Ten representative ML techniques are surveyed, spanning four categories: (1) Landmark‑based non‑ML (serves as a baseline within the abstraction); (2) GeoDNN, a simple feed‑forward network that consumes raw latitude/longitude coordinates; (3) DistanceNN and EmbedNN, which freeze unsupervised graph embeddings (Node2Vec, LINE, Poincaré) as encoders and train a small decoder; (4) GNN‑based models that learn embeddings end‑to‑end by propagating messages over the road graph. For each method the authors discuss scalability to large graphs, handling of dynamic updates, and computational trade‑offs. The majority of parameters reside in the encoder’s embedding matrix, while decoders remain lightweight.

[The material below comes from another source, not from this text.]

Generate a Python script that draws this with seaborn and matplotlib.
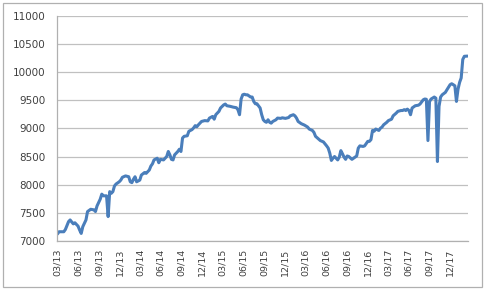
import numpy as np
import pandas as pd
import matplotlib
matplotlib.use("Agg")
import matplotlib.pyplot as plt
import matplotlib.dates as mdates
from matplotlib.patches import Rectangle
import seaborn as sns

start_date = "2013-03-01"
weeks = [0, 1, 4, 5, 7, 8, 10, 11, 13, 14, 15, 16, 18, 19, 21, 23, 24, 25, 27, 28,
         29, 31, 32, 33, 34, 35, 36, 37, 39, 40, 41, 43, 45, 46, 47, 48, 49, 50, 52, 53,
         55, 56, 58, 59, 60, 61, 63, 64, 65, 67, 68, 69, 70, 71, 72, 73, 74, 76, 77, 78,
         79, 80, 82, 83, 85, 86, 87, 88, 89, 91, 93, 95, 96, 98, 99, 100, 102, 103, 105, 106,
         107, 109, 111, 113, 114, 115, 116, 117, 118, 119, 120, 121, 122, 123, 124, 125, 126, 128, 129, 130,
         131, 132, 133, 134, 135, 136, 138, 139, 141, 142, 144, 146, 147, 149, 150, 151, 152, 154, 156, 158,
         159, 161, 162, 163, 165, 166, 168, 169, 170, 171, 172, 173, 174, 175, 177, 178, 179, 180, 181, 182,
         183, 184, 186, 187, 189, 190, 191, 193, 194, 196, 197, 198, 199, 200, 201, 203, 204, 205, 206, 208,
         209, 211, 212, 214, 215, 217, 218, 219, 220, 221, 222, 223, 224, 226, 228, 229, 231, 232, 233, 234,
         235, 236, 238, 239, 240, 241, 242, 243, 245, 246, 248, 249, 250, 251, 252, 253, 254, 255, 256, 257,
         259]
values = [7120, 7160, 7160, 7200, 7340, 7370, 7300, 7320, 7260, 7190, 7130, 7250, 7370, 7520, 7560, 7550, 7520, 7620, 7740, 7830,
          7800, 7800, 7430, 7875, 7845, 7875, 7975, 8010, 8050, 8080, 8130, 8155, 8140, 8050, 8035, 8095, 8140, 8050, 8080, 8170,
          8215, 8200, 8260, 8330, 8370, 8440, 8470, 8390, 8450, 8440, 8470, 8500, 8590, 8530, 8450, 8440, 8530, 8590, 8630, 8590,
          8830, 8860, 8870, 8950, 8980, 9010, 9050, 9030, 9065, 9125, 9140, 9135, 9185, 9215, 9165, 9245, 9305, 9365, 9420, 9435,
          9405, 9395, 9380, 9370, 9333, 9245, 9525, 9600, 9610, 9600, 9600, 9580, 9560, 9560, 9480, 9440, 9440, 9365, 9245, 9155,
          9125, 9110, 9155, 9110, 9095, 9125, 9155, 9185, 9180, 9190, 9180, 9195, 9225, 9245, 9225, 9185, 9125, 9085, 9060, 9025,
          8990, 8965, 8930, 8860, 8810, 8785, 8760, 8725, 8690, 8650, 8560, 8430, 8470, 8500, 8440, 8490, 8605, 8550, 8490, 8450,
          8510, 8500, 8450, 8470, 8510, 8650, 8690, 8680, 8690, 8770, 8770, 8800, 8965, 8950, 8990, 8965, 9005, 9025, 9065, 9110,
          9140, 9165, 9225, 9275, 9305, 9320, 9320, 9335, 9320, 9345, 9320, 9245, 9365, 9405, 9415, 9435, 9510, 9525, 9520, 8785,
          9480, 9525, 9560, 9540, 8411, 9393, 9560, 9600, 9643, 9690, 9780, 9797, 9780, 9760, 9482, 9700, 9821, 9900, 10230, 10286,
          10290]
y_ticks = [7000, 7500, 8000, 8500, 9000, 9500, 10000, 10500, 11000]

dates = pd.Timestamp(start_date) + pd.to_timedelta(np.array(weeks) * 7, unit="D")
df = pd.DataFrame({"date": dates, "value": values})

sns.set_theme(style="white")
plt.rcParams["font.family"] = ["DejaVu Sans"]

fig = plt.figure(figsize=(4.87, 2.95), dpi=100)
ax = fig.add_axes([0.118, 0.184, 0.842, 0.761])

sns.lineplot(data=df, x="date", y="value", ax=ax, color="#4a7ebb", linewidth=2.2)

ax.set_ylim(7000, 11000)
ax.set_yticks(y_ticks)
ax.set_xlim(pd.Timestamp(start_date), dates[-1])
ax.xaxis.set_major_locator(mdates.MonthLocator(bymonth=[3, 6, 9, 12]))
ax.xaxis.set_major_formatter(mdates.DateFormatter("%m/%y"))
ax.grid(axis="y", color="#c0c0c0", linewidth=0.9)
ax.set_axisbelow(True)
ax.set_xlabel("")
ax.set_ylabel("")

for side in ["top", "right"]:
    ax.spines[side].set_visible(False)
for side in ["left", "bottom"]:
    ax.spines[side].set_color("#b0b0b0")
    ax.spines[side].set_linewidth(0.9)

ax.tick_params(axis="y", length=0, pad=8.5, labelsize=7.5, labelcolor="#404040")
ax.tick_params(axis="x", length=3.5, width=0.8, color="#b0b0b0", pad=2,
               labelsize=6.8, labelcolor="#404040", labelrotation=90)

fig.patches.append(Rectangle((3 / 487, 8 / 295), 479 / 487, 284 / 295,
                             transform=fig.transFigure, fill=False,
                             edgecolor="#b0b0b0", linewidth=0.9))

fig.savefig("out.png", dpi=100)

The experimental evaluation uses seven real‑world road networks (e.g., California, Germany, major Korean cities) and workload‑driven query sets derived from trajectory logs, rather than synthetic random pairs. Four strong classical baselines are included: three approximate indexes (landmarks, hub labeling, contraction hierarchies) and one exact state‑of‑the‑art index. The benchmark measures training time, index construction time, storage overhead, average and tail query latency, mean absolute error (MAE), and relative error.
Key findings: • Learned indexes achieve 5‑10× storage reduction compared with classical approximate indexes while cutting average query latency by 2‑3×, but incur relative errors ranging from 5 % to 12 % depending on the model. • GNN‑based models deliver the highest accuracy (MAE < 5 %) but require substantial GPU memory and longer training times. • Landmark‑based non‑ML indexes remain the fastest (sub‑microsecond queries) and simplest to implement, yet they lack efficient update mechanisms; any edge insertion or weight change forces a full recomputation of landmark distances. • GeoDNN is the lightest model (only coordinate features) and answers queries in O(1) time, but its error is higher because it cannot capture the non‑linear topology of road graphs. • Fusion operators matter: average and Hadamard product consistently outperform simple concatenation, especially when embedding dimensions are modest. • Updating a learned index is most practical when the encoder is a static lookup table (e.g., landmark distances) and only the decoder is retrained; full‑graph retraining is costly for dynamic road networks.
The authors derive several practical insights: road networks have low average degree and large diameters, which makes low‑dimensional embeddings surprisingly effective; hardware accelerators dramatically reduce training cost but inference can be performed efficiently on CPUs with a lightweight decoder; a hybrid approach that combines a static, easily updatable encoder (e.g., landmark distances) with a learned decoder offers a good balance of accuracy, latency, and update friendliness. The paper also releases an open‑source benchmarking framework that standardizes data preprocessing, model training, and evaluation, facilitating reproducibility and future extensions.
In conclusion, learned distance indexes show strong promise for reducing storage and latency in road‑network distance queries, but their adoption must consider accuracy requirements, update frequency, and hardware resources. Future work is suggested on dynamic update mechanisms, incorporation of multimodal features (traffic conditions, time‑of‑day), and large‑scale deployment studies.